- _ITEMS_:
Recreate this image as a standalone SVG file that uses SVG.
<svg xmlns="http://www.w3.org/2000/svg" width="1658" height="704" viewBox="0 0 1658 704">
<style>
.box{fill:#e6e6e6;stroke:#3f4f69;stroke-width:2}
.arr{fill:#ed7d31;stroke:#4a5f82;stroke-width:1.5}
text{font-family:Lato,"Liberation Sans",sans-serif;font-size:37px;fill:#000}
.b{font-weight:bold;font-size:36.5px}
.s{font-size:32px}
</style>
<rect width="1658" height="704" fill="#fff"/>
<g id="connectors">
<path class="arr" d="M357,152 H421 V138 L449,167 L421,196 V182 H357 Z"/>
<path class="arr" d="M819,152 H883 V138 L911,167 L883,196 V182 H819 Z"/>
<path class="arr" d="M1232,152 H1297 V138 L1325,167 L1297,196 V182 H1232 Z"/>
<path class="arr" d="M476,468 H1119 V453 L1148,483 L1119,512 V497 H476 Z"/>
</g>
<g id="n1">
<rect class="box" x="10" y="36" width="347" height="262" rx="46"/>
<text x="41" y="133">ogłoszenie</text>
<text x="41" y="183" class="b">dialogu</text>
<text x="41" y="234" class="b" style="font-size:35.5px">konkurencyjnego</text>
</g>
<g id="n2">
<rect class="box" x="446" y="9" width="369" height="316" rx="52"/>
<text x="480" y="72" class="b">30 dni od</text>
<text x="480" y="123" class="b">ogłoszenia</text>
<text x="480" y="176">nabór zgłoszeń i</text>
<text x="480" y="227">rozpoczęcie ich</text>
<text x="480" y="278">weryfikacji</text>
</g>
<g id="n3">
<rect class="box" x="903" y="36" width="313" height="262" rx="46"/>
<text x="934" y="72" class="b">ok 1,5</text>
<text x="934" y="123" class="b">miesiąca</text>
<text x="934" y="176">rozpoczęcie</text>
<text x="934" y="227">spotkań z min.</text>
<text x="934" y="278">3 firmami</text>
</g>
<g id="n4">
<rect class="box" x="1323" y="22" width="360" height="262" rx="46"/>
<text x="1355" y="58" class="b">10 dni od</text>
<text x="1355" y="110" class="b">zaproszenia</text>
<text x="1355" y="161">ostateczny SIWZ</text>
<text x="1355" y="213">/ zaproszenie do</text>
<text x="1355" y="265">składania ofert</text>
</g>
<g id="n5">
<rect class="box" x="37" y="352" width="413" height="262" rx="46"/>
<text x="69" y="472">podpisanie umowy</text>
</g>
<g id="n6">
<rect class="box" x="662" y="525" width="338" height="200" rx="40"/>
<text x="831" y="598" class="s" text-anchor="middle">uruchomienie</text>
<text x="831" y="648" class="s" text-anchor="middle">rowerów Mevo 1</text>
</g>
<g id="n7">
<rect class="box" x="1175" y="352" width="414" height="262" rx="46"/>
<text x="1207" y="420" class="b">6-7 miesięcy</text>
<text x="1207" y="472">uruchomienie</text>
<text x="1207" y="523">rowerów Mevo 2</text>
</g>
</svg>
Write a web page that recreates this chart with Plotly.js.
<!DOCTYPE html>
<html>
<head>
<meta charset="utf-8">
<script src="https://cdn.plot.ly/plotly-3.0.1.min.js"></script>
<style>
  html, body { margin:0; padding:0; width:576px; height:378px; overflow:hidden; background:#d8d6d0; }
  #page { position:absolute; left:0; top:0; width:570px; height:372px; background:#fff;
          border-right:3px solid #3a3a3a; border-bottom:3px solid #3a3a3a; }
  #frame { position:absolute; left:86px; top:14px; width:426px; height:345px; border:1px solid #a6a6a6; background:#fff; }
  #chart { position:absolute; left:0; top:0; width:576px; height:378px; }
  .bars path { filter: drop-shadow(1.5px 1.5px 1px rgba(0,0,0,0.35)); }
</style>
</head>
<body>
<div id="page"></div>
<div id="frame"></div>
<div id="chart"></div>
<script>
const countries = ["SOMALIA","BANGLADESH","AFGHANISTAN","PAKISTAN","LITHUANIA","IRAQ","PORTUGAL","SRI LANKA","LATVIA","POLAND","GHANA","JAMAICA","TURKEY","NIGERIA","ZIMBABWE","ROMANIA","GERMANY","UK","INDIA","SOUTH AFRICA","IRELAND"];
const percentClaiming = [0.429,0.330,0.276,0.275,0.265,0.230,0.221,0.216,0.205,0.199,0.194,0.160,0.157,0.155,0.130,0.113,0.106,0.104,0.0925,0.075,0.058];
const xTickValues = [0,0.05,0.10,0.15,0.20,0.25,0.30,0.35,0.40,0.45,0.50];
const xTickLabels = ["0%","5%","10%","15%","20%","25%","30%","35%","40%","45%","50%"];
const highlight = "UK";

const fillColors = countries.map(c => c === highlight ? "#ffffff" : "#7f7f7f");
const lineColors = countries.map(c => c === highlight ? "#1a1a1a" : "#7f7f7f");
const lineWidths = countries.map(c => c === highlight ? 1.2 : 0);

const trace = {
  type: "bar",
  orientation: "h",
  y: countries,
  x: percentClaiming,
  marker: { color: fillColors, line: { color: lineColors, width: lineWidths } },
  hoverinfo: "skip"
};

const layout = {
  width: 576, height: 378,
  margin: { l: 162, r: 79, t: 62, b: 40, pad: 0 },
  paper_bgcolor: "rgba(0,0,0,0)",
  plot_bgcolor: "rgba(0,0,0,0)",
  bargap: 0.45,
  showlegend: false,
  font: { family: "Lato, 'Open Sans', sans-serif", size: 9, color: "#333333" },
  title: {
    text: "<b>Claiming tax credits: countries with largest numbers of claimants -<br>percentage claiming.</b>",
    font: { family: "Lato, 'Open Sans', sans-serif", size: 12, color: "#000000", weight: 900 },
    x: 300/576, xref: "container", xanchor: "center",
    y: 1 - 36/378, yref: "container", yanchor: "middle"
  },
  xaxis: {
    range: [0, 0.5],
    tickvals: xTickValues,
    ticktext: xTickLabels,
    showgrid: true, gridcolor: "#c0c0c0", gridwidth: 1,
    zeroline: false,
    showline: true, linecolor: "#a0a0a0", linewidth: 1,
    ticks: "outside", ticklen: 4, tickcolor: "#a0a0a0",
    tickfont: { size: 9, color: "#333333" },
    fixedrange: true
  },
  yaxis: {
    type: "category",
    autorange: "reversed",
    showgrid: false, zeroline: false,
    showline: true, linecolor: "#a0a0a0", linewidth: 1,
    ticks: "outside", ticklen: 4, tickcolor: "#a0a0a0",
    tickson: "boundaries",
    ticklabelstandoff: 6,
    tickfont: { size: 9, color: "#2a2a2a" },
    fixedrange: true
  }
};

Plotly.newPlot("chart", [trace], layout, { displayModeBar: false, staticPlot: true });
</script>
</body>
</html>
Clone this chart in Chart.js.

- _JOB_: Extract every line above exactly as it stands.

- _RESPONSE TO THE EXERCISE_:
Recreate this image as a standalone SVG file that uses SVG.
<svg xmlns="http://www.w3.org/2000/svg" width="1658" height="704" viewBox="0 0 1658 704">
<style>
.box{fill:#e6e6e6;stroke:#3f4f69;stroke-width:2}
.arr{fill:#ed7d31;stroke:#4a5f82;stroke-width:1.5}
text{font-family:Lato,"Liberation Sans",sans-serif;font-size:37px;fill:#000}
.b{font-weight:bold;font-size:36.5px}
.s{font-size:32px}
</style>
<rect width="1658" height="704" fill="#fff"/>
<g id="connectors">
<path class="arr" d="M357,152 H421 V138 L449,167 L421,196 V182 H357 Z"/>
<path class="arr" d="M819,152 H883 V138 L911,167 L883,196 V182 H819 Z"/>
<path class="arr" d="M1232,152 H1297 V138 L1325,167 L1297,196 V182 H1232 Z"/>
<path class="arr" d="M476,468 H1119 V453 L1148,483 L1119,512 V497 H476 Z"/>
</g>
<g id="n1">
<rect class="box" x="10" y="36" width="347" height="262" rx="46"/>
<text x="41" y="133">ogłoszenie</text>
<text x="41" y="183" class="b">dialogu</text>
<text x="41" y="234" class="b" style="font-size:35.5px">konkurencyjnego</text>
</g>
<g id="n2">
<rect class="box" x="446" y="9" width="369" height="316" rx="52"/>
<text x="480" y="72" class="b">30 dni od</text>
<text x="480" y="123" class="b">ogłoszenia</text>
<text x="480" y="176">nabór zgłoszeń i</text>
<text x="480" y="227">rozpoczęcie ich</text>
<text x="480" y="278">weryfikacji</text>
</g>
<g id="n3">
<rect class="box" x="903" y="36" width="313" height="262" rx="46"/>
<text x="934" y="72" class="b">ok 1,5</text>
<text x="934" y="123" class="b">miesiąca</text>
<text x="934" y="176">rozpoczęcie</text>
<text x="934" y="227">spotkań z min.</text>
<text x="934" y="278">3 firmami</text>
</g>
<g id="n4">
<rect class="box" x="1323" y="22" width="360" height="262" rx="46"/>
<text x="1355" y="58" class="b">10 dni od</text>
<text x="1355" y="110" class="b">zaproszenia</text>
<text x="1355" y="161">ostateczny SIWZ</text>
<text x="1355" y="213">/ zaproszenie do</text>
<text x="1355" y="265">składania ofert</text>
</g>
<g id="n5">
<rect class="box" x="37" y="352" width="413" height="262" rx="46"/>
<text x="69" y="472">podpisanie umowy</text>
</g>
<g id="n6">
<rect class="box" x="662" y="525" width="338" height="200" rx="40"/>
<text x="831" y="598" class="s" text-anchor="middle">uruchomienie</text>
<text x="831" y="648" class="s" text-anchor="middle">rowerów Mevo 1</text>
</g>
<g id="n7">
<rect class="box" x="1175" y="352" width="414" height="262" rx="46"/>
<text x="1207" y="420" class="b">6-7 miesięcy</text>
<text x="1207" y="472">uruchomienie</text>
<text x="1207" y="523">rowerów Mevo 2</text>
</g>
</svg>
Write a web page that recreates this chart with Plotly.js.
<!DOCTYPE html>
<html>
<head>
<meta charset="utf-8">
<script src="https://cdn.plot.ly/plotly-3.0.1.min.js"></script>
<style>
  html, body { margin:0; padding:0; width:576px; height:378px; overflow:hidden; background:#d8d6d0; }
  #page { position:absolute; left:0; top:0; width:570px; height:372px; background:#fff;
          border-right:3px solid #3a3a3a; border-bottom:3px solid #3a3a3a; }
  #frame { position:absolute; left:86px; top:14px; width:426px; height:345px; border:1px solid #a6a6a6; background:#fff; }
  #chart { position:absolute; left:0; top:0; width:576px; height:378px; }
  .bars path { filter: drop-shadow(1.5px 1.5px 1px rgba(0,0,0,0.35)); }
</style>
</head>
<body>
<div id="page"></div>
<div id="frame"></div>
<div id="chart"></div>
<script>
const countries = ["SOMALIA","BANGLADESH","AFGHANISTAN","PAKISTAN","LITHUANIA","IRAQ","PORTUGAL","SRI LANKA","LATVIA","POLAND","GHANA","JAMAICA","TURKEY","NIGERIA","ZIMBABWE","ROMANIA","GERMANY","UK","INDIA","SOUTH AFRICA","IRELAND"];
const percentClaiming = [0.429,0.330,0.276,0.275,0.265,0.230,0.221,0.216,0.205,0.199,0.194,0.160,0.157,0.155,0.130,0.113,0.106,0.104,0.0925,0.075,0.058];
const xTickValues = [0,0.05,0.10,0.15,0.20,0.25,0.30,0.35,0.40,0.45,0.50];
const xTickLabels = ["0%","5%","10%","15%","20%","25%","30%","35%","40%","45%","50%"];
const highlight = "UK";

const fillColors = countries.map(c => c === highlight ? "#ffffff" : "#7f7f7f");
const lineColors = countries.map(c => c === highlight ? "#1a1a1a" : "#7f7f7f");
const lineWidths = countries.map(c => c === highlight ? 1.2 : 0);

const trace = {
  type: "bar",
  orientation: "h",
  y: countries,
  x: percentClaiming,
  marker: { color: fillColors, line: { color: lineColors, width: lineWidths } },
  hoverinfo: "skip"
};

const layout = {
  width: 576, height: 378,
  margin: { l: 162, r: 79, t: 62, b: 40, pad: 0 },
  paper_bgcolor: "rgba(0,0,0,0)",
  plot_bgcolor: "rgba(0,0,0,0)",
  bargap: 0.45,
  showlegend: false,
  font: { family: "Lato, 'Open Sans', sans-serif", size: 9, color: "#333333" },
  title: {
    text: "<b>Claiming tax credits: countries with largest numbers of claimants -<br>percentage claiming.</b>",
    font: { family: "Lato, 'Open Sans', sans-serif", size: 12, color: "#000000", weight: 900 },
    x: 300/576, xref: "container", xanchor: "center",
    y: 1 - 36/378, yref: "container", yanchor: "middle"
  },
  xaxis: {
    range: [0, 0.5],
    tickvals: xTickValues,
    ticktext: xTickLabels,
    showgrid: true, gridcolor: "#c0c0c0", gridwidth: 1,
    zeroline: false,
    showline: true, linecolor: "#a0a0a0", linewidth: 1,
    ticks: "outside", ticklen: 4, tickcolor: "#a0a0a0",
    tickfont: { size: 9, color: "#333333" },
    fixedrange: true
  },
  yaxis: {
    type: "category",
    autorange: "reversed",
    showgrid: false, zeroline: false,
    showline: true, linecolor: "#a0a0a0", linewidth: 1,
    ticks: "outside", ticklen: 4, tickcolor: "#a0a0a0",
    tickson: "boundaries",
    ticklabelstandoff: 6,
    tickfont: { size: 9, color: "#2a2a2a" },
    fixedrange: true
  }
};

Plotly.newPlot("chart", [trace], layout, { displayModeBar: false, staticPlot: true });
</script>
</body>
</html>
Clone this chart in Chart.js.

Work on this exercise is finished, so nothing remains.